There are not enough suppliers bidding for contracts across whole swathes of Government, and the system is skewed against smaller, specialist businesses that get work only as part of a longer supply chain.
At each stage, margins are squeezed, and too often we see poor service, sharp practice and an unnecessary cost to taxpayers.
Shockingly, there remains in government a shortage of the necessary skills to let and manage contracts. Quite simply, the Government is not a clever client, and taxpayers and small businesses are losing out as a result.
If a Government contract is failing, it is still difficult for the Government not to award other contracts because of contract law, and we think that area needs to be looked into.
In any other situation, it would be crazy to give a contract to a supplier that was clearly failing. Given the size of these contracts, few organisations are bidding, and that means that some organisations are running huge swathes of Government and have effectively become proxy Departments, even though they are in the private sector.
Worryingly, it means that the Public Accounts Committee and other Select Committees do not have the same oversight of them.

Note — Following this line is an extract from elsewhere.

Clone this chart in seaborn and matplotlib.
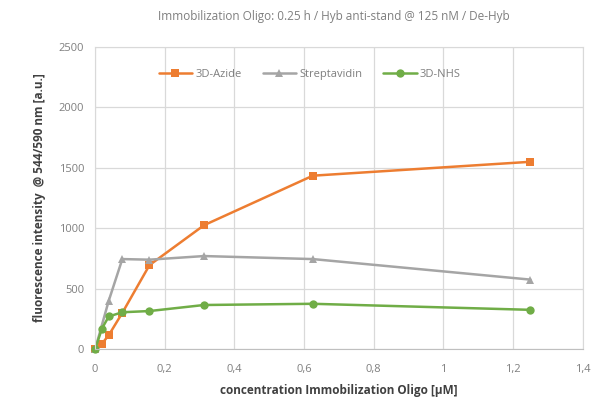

When taxpayers are funding something, commercial confidentiality needs to be treated very differently from when private companies are doing business between themselves.
Taxpayers’ hard-earned money is handed to the Government to deliver a public service, and when companies do not deliver, we need to see that very clearly and the Government should not be afraid to call it out.
The Public Accounts Committee has agreed that we will look closely at the nature of the relationship between the Government and their strategic suppliers, the Government’s approach to procurement and contractual management, and—of course—the impact on taxpayers and service users every step of the way.
The Public Accounts Committee has long raised concerns about the lack of transparency in large contracts funded by taxpayers to deliver public services.
Our concern, especially given what we have seen in the papers, is that secrecy can lead to a cosy relationship in which the Government are more focused on the interests of the supplier, because of the potential impact of the collapse of that supplier.
We can see those problems with other strategic suppliers in the papers we have received, and we will be calling them before the Committee, as well as those in government, to challenge them and to consider how this broken system can be fixed.